---------- DATASET EXTRACT

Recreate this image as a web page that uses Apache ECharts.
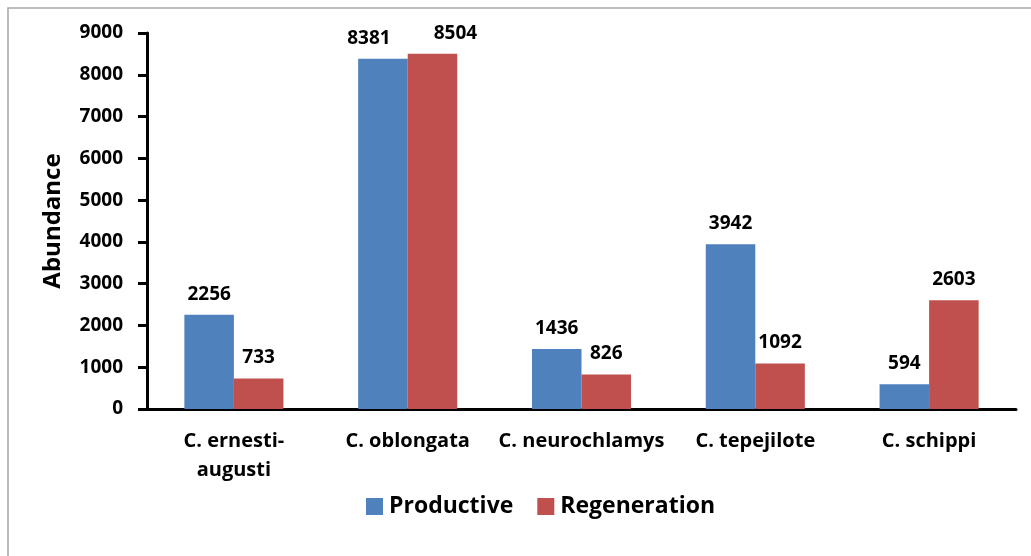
<!DOCTYPE html>
<html>
<head>
<meta charset="utf-8">
<script src="https://cdn.jsdelivr.net/npm/echarts@6/dist/echarts.min.js"></script>
<style>html,body{margin:0;padding:0;background:#fff}#c{width:1031px;height:556px}</style>
</head>
<body>
<div id="c"></div>
<script>
var categories = ['C. ernesti-\naugusti', 'C. oblongata', 'C. neurochlamys', 'C. tepejilote', 'C. schippi'];
var productive = [2256, 8381, 1436, 3942, 594];
var regeneration = [733, 8504, 826, 1092, 2603];
var seriesNames = ['Productive', 'Regeneration'];
var yTicks = [0, 1000, 2000, 3000, 4000, 5000, 6000, 7000, 8000, 9000];

var FONT = 'Open Sans';
var chart = echarts.init(document.getElementById('c'), null, {renderer: 'canvas'});
var labelStyle = {show: true, position: 'top', distance: 11, fontFamily: FONT, fontWeight: 'bold', fontSize: 19, color: '#000'};
// label nudges (as in the original, labels of the tall pair are pushed apart)
var nudgeP = {1: [-14, 0]};
var nudgeR = {1: [23, 0]};
function build(values, nudge) {
  return values.map(function (v, i) {
    return nudge[i] ? {value: v, label: {offset: nudge[i]}} : v;
  });
}
chart.setOption({
  animation: false,
  backgroundColor: '#fff',
  graphic: [{type: 'rect', shape: {x: 8, y: 8, width: 1040, height: 560}, style: {fill: 'none', stroke: '#a6a6a6', lineWidth: 1.5}, silent: true}],
  grid: {left: 147, right: 15, top: 33, bottom: 147},
  legend: {
    data: seriesNames, bottom: 33, left: 361, itemWidth: 17, itemHeight: 17, itemGap: 24,
    icon: 'rect',
    textStyle: {fontFamily: FONT, fontWeight: 'bold', fontSize: 23, color: '#000', padding: [0, 0, 0, 1]}
  },
  xAxis: {
    type: 'category', data: categories,
    axisLine: {lineStyle: {color: '#000', width: 3}},
    axisTick: {show: false},
    axisLabel: {fontFamily: FONT, fontWeight: 'bold', fontSize: 20, color: '#000', margin: 18, lineHeight: 29, interval: 0}
  },
  yAxis: {
    type: 'value', min: 0, max: 9000, interval: 1000,
    name: 'Abundance', nameLocation: 'middle', nameGap: 82, nameRotate: 90,
    nameTextStyle: {fontFamily: FONT, fontWeight: 'bold', fontSize: 24, color: '#000'},
    axisLine: {show: true, lineStyle: {color: '#000', width: 3}},
    axisTick: {show: true, length: 9, lineStyle: {color: '#000', width: 3}},
    splitLine: {show: false},
    axisLabel: {fontFamily: FONT, fontWeight: 'bold', fontSize: 19, color: '#000', margin: 24,
      formatter: function (v) { return yTicks.indexOf(v) >= 0 ? String(v) : ''; }}
  },
  series: [
    {name: seriesNames[0], type: 'bar', data: build(productive, nudgeP), barGap: '0%', barCategoryGap: '43%',
     itemStyle: {color: '#4F81BD'}, label: labelStyle},
    {name: seriesNames[1], type: 'bar', data: build(regeneration, nudgeR), barGap: '0%', barCategoryGap: '43%',
     itemStyle: {color: '#C0504D'}, label: labelStyle}
  ]
});
</script>
</body>
</html>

--------------------

WHAT THE EXERCISE ASKS:
Write out each line again precisely as it appears, skipping every picture.

SOLVED PROBLEM:
Recreate this image as a web page that uses Apache ECharts.
<!DOCTYPE html>
<html>
<head>
<meta charset="utf-8">
<script src="https://cdn.jsdelivr.net/npm/echarts@6/dist/echarts.min.js"></script>
<style>html,body{margin:0;padding:0;background:#fff}#c{width:1031px;height:556px}</style>
</head>
<body>
<div id="c"></div>
<script>
var categories = ['C. ernesti-\naugusti', 'C. oblongata', 'C. neurochlamys', 'C. tepejilote', 'C. schippi'];
var productive = [2256, 8381, 1436, 3942, 594];
var regeneration = [733, 8504, 826, 1092, 2603];
var seriesNames = ['Productive', 'Regeneration'];
var yTicks = [0, 1000, 2000, 3000, 4000, 5000, 6000, 7000, 8000, 9000];

var FONT = 'Open Sans';
var chart = echarts.init(document.getElementById('c'), null, {renderer: 'canvas'});
var labelStyle = {show: true, position: 'top', distance: 11, fontFamily: FONT, fontWeight: 'bold', fontSize: 19, color: '#000'};
// label nudges (as in the original, labels of the tall pair are pushed apart)
var nudgeP = {1: [-14, 0]};
var nudgeR = {1: [23, 0]};
function build(values, nudge) {
  return values.map(function (v, i) {
    return nudge[i] ? {value: v, label: {offset: nudge[i]}} : v;
  });
}
chart.setOption({
  animation: false,
  backgroundColor: '#fff',
  graphic: [{type: 'rect', shape: {x: 8, y: 8, width: 1040, height: 560}, style: {fill: 'none', stroke: '#a6a6a6', lineWidth: 1.5}, silent: true}],
  grid: {left: 147, right: 15, top: 33, bottom: 147},
  legend: {
    data: seriesNames, bottom: 33, left: 361, itemWidth: 17, itemHeight: 17, itemGap: 24,
    icon: 'rect',
    textStyle: {fontFamily: FONT, fontWeight: 'bold', fontSize: 23, color: '#000', padding: [0, 0, 0, 1]}
  },
  xAxis: {
    type: 'category', data: categories,
    axisLine: {lineStyle: {color: '#000', width: 3}},
    axisTick: {show: false},
    axisLabel: {fontFamily: FONT, fontWeight: 'bold', fontSize: 20, color: '#000', margin: 18, lineHeight: 29, interval: 0}
  },
  yAxis: {
    type: 'value', min: 0, max: 9000, interval: 1000,
    name: 'Abundance', nameLocation: 'middle', nameGap: 82, nameRotate: 90,
    nameTextStyle: {fontFamily: FONT, fontWeight: 'bold', fontSize: 24, color: '#000'},
    axisLine: {show: true, lineStyle: {color: '#000', width: 3}},
    axisTick: {show: true, length: 9, lineStyle: {color: '#000', width: 3}},
    splitLine: {show: false},
    axisLabel: {fontFamily: FONT, fontWeight: 'bold', fontSize: 19, color: '#000', margin: 24,
      formatter: function (v) { return yTicks.indexOf(v) >= 0 ? String(v) : ''; }}
  },
  series: [
    {name: seriesNames[0], type: 'bar', data: build(productive, nudgeP), barGap: '0%', barCategoryGap: '43%',
     itemStyle: {color: '#4F81BD'}, label: labelStyle},
    {name: seriesNames[1], type: 'bar', data: build(regeneration, nudgeR), barGap: '0%', barCategoryGap: '43%',
     itemStyle: {color: '#C0504D'}, label: labelStyle}
  ]
});
</script>
</body>
</html>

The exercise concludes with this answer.